Second, how long it takes depends on how quickly we realize that we’ve got things backwards. It’s not “race” that gives rise to racism, but racism that gives rise to “race.” The idea of “race” is what racism made up to cover up its ugliness (see here for this view). The sooner we stop pretending “race” exists and understand that the root problem is racism, the sooner we make some progress as a country.

That Bedeviling Two-ness

So I pause real long before I answer the questions of my Northern Ireland friends. I pause and I think. And I realize a story this old, told in so many ways can’t be easily explained in a few polite moments of conversation. And I realize that rehearsing the story repeats the story,entrenches the story, spreads it farther.

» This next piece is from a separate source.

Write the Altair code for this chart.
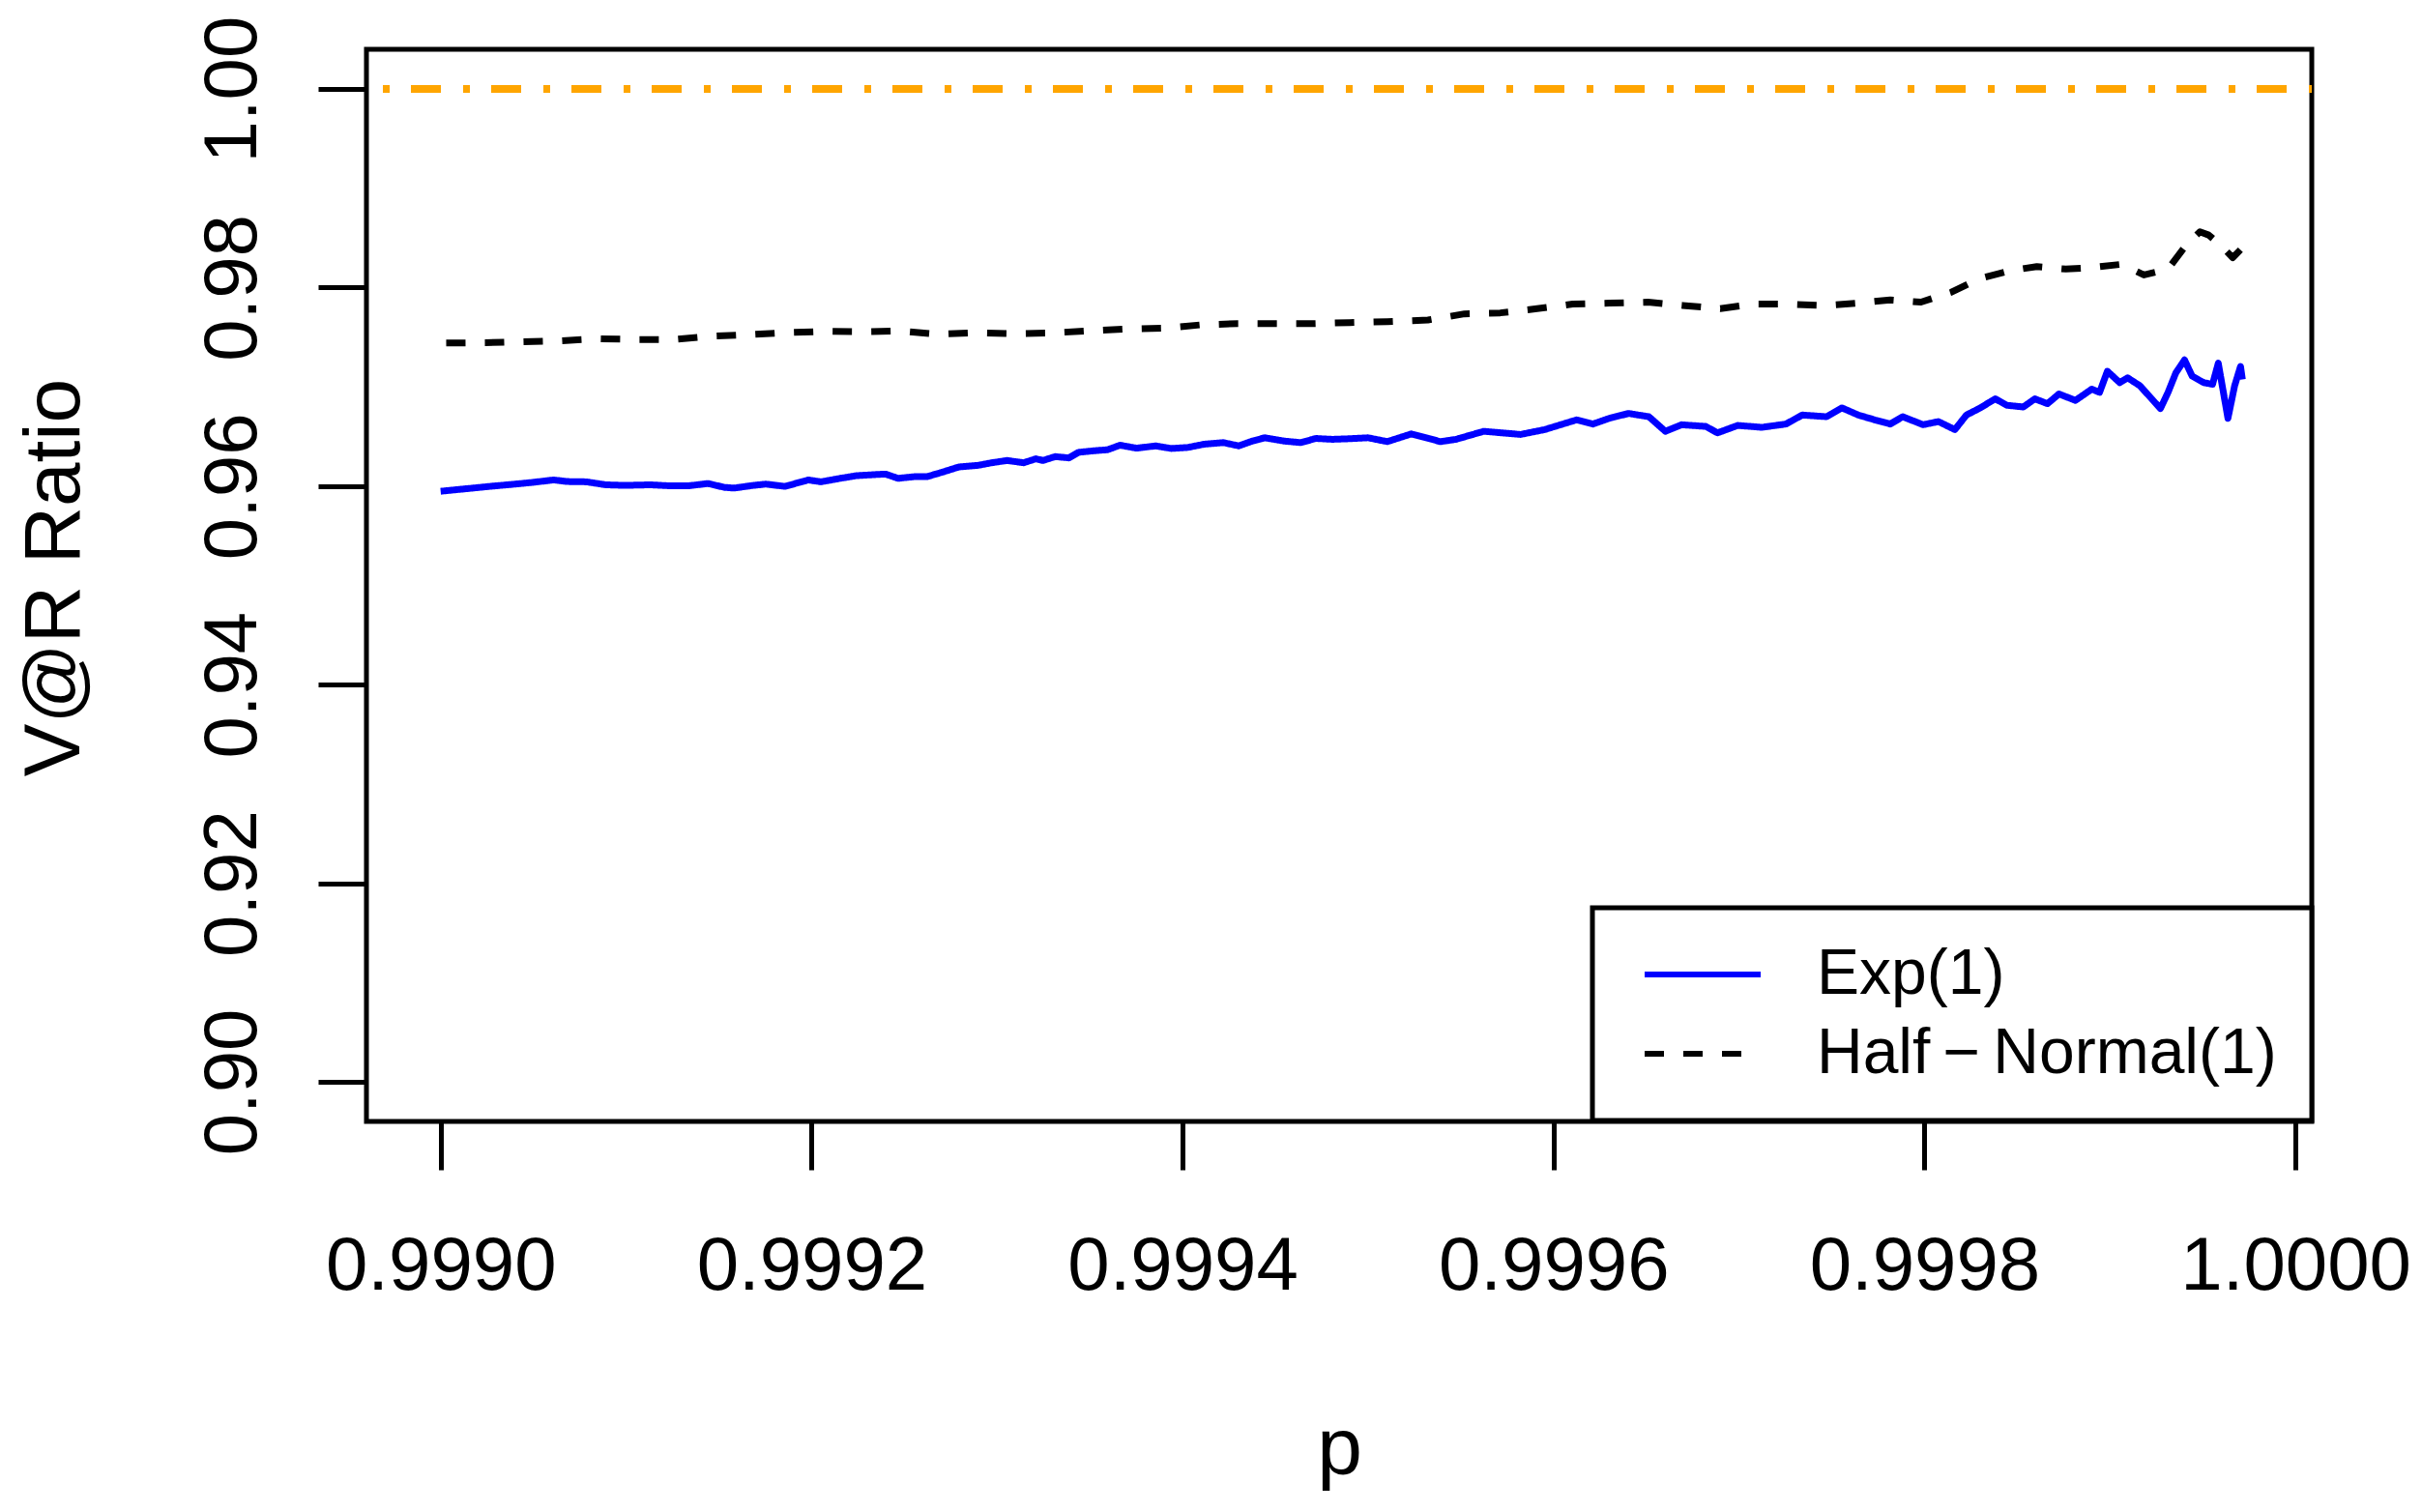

So I try to get to the load-bearing wall of the entire problem: The problem we face is a product of the fall, which blinds us to the fact that we are all descended from Adam and encourages us to misdiagnose the problem as anything but our own corruption.

And even as I give that answer I’m experiencing that DuBoisian two-ness, that being an American and at the same time being African, that being a citizen and being outcast, that being torn between “I, too, sing America” and “Ain’t I a man?”

This week I’m singing “Ain’t I a man?” because it seems so many of my correspondents have forgotten.